Im Grunde hat in den 90ern jemand wie der - gelinde gesagt umstrittene - ASTRO-Boß Oliver Krekel dieses Prinzip am Allerbesten verstanden. Er hat, von echten Klassikern bis hin zum allerletzten Schrott einfach alles, was verboten und gemein roch, unter ein Label gepackt. Ein Geniestreich. Er hat die Leute dazu gebracht, zu glauben, daß alles, was bei ASTRO erschien, irgendwie interessant sein mußte. Ich bin mir sicher, daß er das in vollem Bewußtsein der drohenden juristischen Konsequenzen getan hat. Erste Auflage weg - Kohle wieder drin. Indizierung / Beschlagnahmung. Wiederveröffentlichung mit anderem Titel etc. Da waren die Fans dank der neuen Verbote noch heißer, also wieder gekauft wie die Irren. Und dann vom Markt damit. Hat irgendwie Spaß gemacht, das zu beobachten, das mitzumachen. Es ist auf jeden Fall das einzige mir bekannte Mal gewesen, daß ein Videolabel eine Fangemeinde (!) hatte. Und das aus dem Grund, daß sich Leute wohlgefühlt haben in dem absurden Gedanken: Olli gegen das System. Olli gegen den Rest der Welt. Und wir helfen mit. Unglaublich bekloppt und ganz sicher einseitig, aber irgendwie niedlich.

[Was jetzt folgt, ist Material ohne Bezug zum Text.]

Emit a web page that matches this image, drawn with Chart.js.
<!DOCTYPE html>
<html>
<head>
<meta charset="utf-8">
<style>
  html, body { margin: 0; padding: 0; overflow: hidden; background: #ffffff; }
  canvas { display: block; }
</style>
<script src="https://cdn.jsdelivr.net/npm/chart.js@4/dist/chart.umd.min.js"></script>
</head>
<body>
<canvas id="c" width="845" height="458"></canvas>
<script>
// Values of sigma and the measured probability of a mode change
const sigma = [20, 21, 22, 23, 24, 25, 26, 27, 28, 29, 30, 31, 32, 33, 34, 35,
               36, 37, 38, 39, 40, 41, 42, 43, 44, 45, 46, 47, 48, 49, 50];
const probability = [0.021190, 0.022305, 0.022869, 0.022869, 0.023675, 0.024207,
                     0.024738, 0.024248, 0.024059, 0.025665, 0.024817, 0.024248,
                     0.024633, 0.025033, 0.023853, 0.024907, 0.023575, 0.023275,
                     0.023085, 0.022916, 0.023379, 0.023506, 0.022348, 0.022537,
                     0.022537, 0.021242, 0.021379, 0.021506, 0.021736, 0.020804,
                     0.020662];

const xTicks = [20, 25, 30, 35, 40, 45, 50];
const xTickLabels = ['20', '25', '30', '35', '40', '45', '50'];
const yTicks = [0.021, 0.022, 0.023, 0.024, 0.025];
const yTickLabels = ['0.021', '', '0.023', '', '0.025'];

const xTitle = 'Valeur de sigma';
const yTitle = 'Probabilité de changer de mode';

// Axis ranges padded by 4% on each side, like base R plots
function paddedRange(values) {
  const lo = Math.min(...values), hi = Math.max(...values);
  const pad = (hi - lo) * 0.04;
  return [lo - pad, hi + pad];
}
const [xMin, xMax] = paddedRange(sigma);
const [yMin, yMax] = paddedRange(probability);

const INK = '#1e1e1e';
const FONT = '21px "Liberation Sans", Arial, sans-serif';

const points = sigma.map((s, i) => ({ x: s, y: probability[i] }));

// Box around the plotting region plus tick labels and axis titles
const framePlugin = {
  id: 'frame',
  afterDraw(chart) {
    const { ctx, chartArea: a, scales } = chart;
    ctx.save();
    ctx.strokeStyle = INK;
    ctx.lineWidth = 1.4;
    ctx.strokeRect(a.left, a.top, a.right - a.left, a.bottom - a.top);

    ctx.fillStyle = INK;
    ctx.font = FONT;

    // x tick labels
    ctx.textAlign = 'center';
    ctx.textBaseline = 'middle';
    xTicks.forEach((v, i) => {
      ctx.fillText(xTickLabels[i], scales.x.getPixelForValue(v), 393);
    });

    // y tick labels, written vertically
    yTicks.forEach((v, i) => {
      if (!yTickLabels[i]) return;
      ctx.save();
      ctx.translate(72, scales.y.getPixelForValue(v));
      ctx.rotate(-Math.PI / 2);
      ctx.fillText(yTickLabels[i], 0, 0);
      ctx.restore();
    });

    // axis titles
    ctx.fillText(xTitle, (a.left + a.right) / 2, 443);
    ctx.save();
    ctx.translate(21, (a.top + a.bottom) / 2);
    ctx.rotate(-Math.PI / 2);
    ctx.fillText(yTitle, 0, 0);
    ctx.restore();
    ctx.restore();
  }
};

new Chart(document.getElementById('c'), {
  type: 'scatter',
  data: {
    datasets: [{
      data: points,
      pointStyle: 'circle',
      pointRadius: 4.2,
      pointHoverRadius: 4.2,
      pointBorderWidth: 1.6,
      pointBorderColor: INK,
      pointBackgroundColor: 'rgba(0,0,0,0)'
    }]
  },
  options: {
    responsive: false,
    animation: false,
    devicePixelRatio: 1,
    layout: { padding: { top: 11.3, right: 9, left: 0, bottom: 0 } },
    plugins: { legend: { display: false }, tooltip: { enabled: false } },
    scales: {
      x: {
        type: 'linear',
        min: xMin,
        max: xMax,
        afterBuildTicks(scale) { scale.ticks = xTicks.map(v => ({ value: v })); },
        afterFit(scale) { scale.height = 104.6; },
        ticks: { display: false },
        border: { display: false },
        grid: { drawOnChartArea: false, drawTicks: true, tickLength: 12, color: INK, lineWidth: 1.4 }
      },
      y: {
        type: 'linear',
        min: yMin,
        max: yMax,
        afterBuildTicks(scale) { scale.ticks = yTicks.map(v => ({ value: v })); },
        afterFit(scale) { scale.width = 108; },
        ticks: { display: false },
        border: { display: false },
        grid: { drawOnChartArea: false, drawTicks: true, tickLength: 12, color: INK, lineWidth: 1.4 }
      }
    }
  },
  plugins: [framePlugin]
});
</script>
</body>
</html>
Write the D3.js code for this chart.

Heute wird auch wieder zu Felde gezogen gegen die Beschlagnahme von BLOOD FEAST, und da muß ich mich ernsthaft fragen: Who gives a flying fuck? Ein "nicht tolerierbares System" sei da am Werke, mußte ich kürzlich in einem Forum lesen (allerdings in einem anderen, ähnlichen Zusammenhang). Ich bin nicht der Auffassung, daß man amnesty international einschalten muß, wenn ein kleiner Scheißfilm wie BLOOD FEAST vom Markt genommen oder Mainstream-Gülle wie THE PUNISHER um ein paar Einstellungen gekürzt wird. Wer will, kommt mit etwas gutem Willen sowieso an die Filme, und das ist genau der Moment, in dem der Underground ein bißchen wiederbelebt wird, wenn dem Mainstream wieder ein wenig Subversivität entgegensteht. Ein ganz klein wenig, aber immerhin.

Dann wird es auf Foren nicht mehr heißen "Meine DVDs sind angekommen" (?!), sondern "Ich habe eine ungeschnittene zypriotische Fassung von BAMBUSCAMP DER GESCHÄNDETEN HOLOCAUST ZOMBIE-JUNGFRAUEN aufgetrieben", wow! Ist doch irgendwie lustiger. Und dann kann man sich auch wieder mit den blassen pickligen Kellerkindern auf die Börse trauen und die sauerstoffarmen Räumlichkeiten mit stolzgeschwellter Brust und vollgepackter Plastiktüte nach drei Stunden wieder verlassen und daheim die nutzlose, aber wunderschöne Affenscheiße in den Schrank stellen.